Collect all lines below with the string "matplotlib".

** Start INFORMATION GIVEN **

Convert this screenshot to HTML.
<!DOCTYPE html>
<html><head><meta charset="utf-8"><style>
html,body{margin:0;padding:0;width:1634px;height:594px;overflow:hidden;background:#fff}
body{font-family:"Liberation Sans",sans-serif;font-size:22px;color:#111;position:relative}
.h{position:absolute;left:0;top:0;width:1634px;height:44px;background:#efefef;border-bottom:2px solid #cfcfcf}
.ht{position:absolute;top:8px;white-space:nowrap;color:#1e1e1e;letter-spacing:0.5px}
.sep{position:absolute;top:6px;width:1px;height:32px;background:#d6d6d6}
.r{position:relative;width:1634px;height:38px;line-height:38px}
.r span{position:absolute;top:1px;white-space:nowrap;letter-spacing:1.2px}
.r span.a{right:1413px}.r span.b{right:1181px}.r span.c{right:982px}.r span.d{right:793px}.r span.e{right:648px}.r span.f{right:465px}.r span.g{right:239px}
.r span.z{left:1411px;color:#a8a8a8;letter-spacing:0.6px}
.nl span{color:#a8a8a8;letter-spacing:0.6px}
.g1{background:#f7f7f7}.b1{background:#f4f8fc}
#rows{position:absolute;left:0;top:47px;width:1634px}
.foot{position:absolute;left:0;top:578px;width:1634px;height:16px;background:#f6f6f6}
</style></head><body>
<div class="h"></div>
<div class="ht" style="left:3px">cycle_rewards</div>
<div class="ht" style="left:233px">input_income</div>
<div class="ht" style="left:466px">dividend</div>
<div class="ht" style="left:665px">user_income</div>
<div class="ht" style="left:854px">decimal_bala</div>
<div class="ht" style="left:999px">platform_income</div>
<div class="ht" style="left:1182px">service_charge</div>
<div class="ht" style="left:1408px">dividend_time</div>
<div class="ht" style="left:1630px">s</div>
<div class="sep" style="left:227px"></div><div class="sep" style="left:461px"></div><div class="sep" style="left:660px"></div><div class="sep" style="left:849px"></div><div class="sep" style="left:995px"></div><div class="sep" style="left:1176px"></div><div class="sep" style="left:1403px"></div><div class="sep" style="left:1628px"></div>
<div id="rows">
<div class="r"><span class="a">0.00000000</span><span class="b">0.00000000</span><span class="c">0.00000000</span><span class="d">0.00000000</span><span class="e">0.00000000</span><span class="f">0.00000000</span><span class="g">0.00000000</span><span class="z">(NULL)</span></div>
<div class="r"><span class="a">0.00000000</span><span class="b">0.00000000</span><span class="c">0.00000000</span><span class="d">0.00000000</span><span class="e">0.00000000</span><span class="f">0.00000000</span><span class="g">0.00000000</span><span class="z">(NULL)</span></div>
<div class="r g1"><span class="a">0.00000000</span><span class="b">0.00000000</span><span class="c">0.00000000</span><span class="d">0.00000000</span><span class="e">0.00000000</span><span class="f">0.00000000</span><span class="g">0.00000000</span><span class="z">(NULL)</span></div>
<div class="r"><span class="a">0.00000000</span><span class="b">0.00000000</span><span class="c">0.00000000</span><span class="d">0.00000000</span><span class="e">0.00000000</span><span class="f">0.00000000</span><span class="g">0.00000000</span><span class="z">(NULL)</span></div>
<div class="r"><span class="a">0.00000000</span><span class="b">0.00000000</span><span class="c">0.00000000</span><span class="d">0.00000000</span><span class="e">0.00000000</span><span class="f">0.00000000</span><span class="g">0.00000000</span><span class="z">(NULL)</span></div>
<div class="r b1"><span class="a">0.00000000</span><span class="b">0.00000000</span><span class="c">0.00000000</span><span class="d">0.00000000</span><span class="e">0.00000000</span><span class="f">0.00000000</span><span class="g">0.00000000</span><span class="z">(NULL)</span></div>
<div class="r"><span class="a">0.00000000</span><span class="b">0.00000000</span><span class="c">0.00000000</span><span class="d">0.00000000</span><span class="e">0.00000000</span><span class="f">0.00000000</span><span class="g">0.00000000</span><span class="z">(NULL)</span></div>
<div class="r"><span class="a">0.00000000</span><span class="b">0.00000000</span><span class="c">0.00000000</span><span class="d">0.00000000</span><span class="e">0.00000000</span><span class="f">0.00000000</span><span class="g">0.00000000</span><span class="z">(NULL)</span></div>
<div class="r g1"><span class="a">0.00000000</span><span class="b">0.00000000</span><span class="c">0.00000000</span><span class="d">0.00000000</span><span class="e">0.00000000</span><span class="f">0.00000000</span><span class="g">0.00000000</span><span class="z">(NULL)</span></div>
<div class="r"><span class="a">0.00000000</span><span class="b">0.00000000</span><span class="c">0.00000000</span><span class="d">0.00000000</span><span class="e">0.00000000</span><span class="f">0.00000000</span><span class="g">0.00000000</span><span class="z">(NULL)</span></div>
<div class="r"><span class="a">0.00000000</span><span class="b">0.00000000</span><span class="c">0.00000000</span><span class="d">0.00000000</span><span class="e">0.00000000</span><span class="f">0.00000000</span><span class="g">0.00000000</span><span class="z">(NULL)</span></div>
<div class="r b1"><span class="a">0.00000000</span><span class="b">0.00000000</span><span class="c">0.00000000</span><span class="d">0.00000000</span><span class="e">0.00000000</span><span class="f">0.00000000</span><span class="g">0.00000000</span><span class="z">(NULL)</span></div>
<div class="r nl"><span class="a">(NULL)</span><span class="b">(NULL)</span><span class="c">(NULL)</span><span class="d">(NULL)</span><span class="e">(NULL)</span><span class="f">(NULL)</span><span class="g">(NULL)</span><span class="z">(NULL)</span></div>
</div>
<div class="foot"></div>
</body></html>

** End INFORMATION GIVEN **
** Start INFORMATION GIVEN **

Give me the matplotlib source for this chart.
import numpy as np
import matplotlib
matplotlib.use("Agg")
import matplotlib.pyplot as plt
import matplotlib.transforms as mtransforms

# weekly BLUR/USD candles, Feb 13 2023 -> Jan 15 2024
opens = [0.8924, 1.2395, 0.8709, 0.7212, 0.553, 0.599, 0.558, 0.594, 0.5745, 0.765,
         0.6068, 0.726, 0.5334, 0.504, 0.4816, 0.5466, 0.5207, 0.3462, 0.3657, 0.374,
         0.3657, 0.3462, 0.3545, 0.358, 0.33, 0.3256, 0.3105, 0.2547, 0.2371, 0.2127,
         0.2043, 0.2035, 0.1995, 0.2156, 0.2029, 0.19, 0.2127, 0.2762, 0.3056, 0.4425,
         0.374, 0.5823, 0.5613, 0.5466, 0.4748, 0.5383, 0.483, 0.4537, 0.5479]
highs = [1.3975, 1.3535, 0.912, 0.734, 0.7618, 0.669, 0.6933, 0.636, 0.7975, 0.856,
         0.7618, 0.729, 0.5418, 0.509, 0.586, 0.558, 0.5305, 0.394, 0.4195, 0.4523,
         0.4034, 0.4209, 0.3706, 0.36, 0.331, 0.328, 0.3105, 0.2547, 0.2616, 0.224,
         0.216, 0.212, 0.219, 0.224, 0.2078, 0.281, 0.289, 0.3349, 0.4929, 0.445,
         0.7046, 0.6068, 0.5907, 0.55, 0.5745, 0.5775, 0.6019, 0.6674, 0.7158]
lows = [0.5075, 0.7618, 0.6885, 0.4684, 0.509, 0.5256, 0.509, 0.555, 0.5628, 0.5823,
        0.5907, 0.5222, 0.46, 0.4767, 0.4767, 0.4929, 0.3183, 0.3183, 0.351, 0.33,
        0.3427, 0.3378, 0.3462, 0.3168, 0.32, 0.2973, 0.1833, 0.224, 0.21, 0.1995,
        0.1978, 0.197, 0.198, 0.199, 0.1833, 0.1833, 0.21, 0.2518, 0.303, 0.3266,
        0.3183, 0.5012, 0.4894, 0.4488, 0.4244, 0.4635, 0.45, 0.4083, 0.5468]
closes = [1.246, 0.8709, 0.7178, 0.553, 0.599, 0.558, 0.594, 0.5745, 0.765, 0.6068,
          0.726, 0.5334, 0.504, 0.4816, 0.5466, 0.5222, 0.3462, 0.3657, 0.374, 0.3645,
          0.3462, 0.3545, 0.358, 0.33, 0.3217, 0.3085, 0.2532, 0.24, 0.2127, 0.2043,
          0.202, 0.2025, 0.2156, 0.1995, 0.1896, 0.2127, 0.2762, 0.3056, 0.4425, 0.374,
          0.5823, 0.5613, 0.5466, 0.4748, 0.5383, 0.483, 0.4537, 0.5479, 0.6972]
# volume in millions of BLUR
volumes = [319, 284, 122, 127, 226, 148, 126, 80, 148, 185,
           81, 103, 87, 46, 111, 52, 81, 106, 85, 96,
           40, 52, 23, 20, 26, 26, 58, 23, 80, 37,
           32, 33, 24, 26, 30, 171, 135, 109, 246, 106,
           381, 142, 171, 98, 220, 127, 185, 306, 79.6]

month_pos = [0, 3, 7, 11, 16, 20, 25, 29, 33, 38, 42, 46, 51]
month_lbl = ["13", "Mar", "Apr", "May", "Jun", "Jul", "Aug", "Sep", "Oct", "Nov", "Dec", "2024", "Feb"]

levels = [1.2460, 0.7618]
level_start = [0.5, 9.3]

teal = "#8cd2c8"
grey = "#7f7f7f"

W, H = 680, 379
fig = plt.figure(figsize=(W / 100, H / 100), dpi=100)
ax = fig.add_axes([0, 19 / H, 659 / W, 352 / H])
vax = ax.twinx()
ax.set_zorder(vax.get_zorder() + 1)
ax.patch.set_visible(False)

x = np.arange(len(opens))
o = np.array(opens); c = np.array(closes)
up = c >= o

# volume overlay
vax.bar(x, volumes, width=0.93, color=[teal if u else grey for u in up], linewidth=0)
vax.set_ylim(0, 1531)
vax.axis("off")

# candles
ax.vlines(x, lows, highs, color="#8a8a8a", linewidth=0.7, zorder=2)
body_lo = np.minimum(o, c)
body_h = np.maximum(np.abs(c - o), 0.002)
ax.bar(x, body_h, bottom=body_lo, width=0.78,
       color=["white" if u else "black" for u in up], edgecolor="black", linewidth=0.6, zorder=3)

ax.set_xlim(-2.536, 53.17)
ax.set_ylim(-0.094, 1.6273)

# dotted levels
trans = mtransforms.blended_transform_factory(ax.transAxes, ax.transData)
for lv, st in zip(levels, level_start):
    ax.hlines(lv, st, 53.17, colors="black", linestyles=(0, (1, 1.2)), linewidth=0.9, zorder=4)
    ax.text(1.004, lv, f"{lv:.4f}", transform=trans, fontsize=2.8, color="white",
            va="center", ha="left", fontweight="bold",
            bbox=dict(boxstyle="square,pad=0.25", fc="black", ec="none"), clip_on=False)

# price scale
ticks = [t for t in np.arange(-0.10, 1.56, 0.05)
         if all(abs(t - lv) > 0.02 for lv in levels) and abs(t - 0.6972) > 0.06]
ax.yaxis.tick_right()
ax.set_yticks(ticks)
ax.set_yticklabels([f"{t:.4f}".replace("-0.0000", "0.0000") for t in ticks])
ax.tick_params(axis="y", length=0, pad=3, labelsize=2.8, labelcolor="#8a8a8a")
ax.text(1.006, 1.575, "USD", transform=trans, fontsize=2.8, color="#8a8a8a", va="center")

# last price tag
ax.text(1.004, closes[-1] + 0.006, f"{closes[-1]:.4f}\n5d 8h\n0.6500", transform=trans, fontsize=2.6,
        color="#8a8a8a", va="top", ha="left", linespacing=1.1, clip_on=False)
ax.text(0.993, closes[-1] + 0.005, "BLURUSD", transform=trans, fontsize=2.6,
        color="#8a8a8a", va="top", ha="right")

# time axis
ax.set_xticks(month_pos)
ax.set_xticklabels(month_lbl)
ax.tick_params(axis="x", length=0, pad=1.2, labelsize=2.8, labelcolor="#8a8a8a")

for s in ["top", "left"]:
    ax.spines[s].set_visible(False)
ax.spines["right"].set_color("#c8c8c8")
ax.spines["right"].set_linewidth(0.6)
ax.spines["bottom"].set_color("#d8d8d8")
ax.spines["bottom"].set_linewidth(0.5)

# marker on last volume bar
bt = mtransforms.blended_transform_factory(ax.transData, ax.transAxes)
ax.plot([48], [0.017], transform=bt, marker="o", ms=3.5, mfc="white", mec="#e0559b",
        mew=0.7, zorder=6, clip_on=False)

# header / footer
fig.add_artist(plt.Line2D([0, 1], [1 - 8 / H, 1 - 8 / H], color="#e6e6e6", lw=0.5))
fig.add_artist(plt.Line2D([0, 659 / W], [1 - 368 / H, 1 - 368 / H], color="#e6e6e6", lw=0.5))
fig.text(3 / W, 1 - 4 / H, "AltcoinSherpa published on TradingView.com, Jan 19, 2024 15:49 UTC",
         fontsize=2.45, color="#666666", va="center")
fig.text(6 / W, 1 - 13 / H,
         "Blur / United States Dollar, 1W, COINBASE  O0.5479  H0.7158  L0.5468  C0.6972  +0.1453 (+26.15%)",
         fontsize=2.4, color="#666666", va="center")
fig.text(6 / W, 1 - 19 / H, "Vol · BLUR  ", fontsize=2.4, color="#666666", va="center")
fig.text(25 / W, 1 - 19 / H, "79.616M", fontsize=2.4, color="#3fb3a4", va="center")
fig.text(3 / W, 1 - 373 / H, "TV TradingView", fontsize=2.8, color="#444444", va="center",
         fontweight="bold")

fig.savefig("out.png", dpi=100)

** End INFORMATION GIVEN **

### CORRECT ANSWER
Give me the matplotlib source for this chart.
import matplotlib
matplotlib.use("Agg")
import matplotlib.pyplot as plt
import matplotlib.transforms as mtransforms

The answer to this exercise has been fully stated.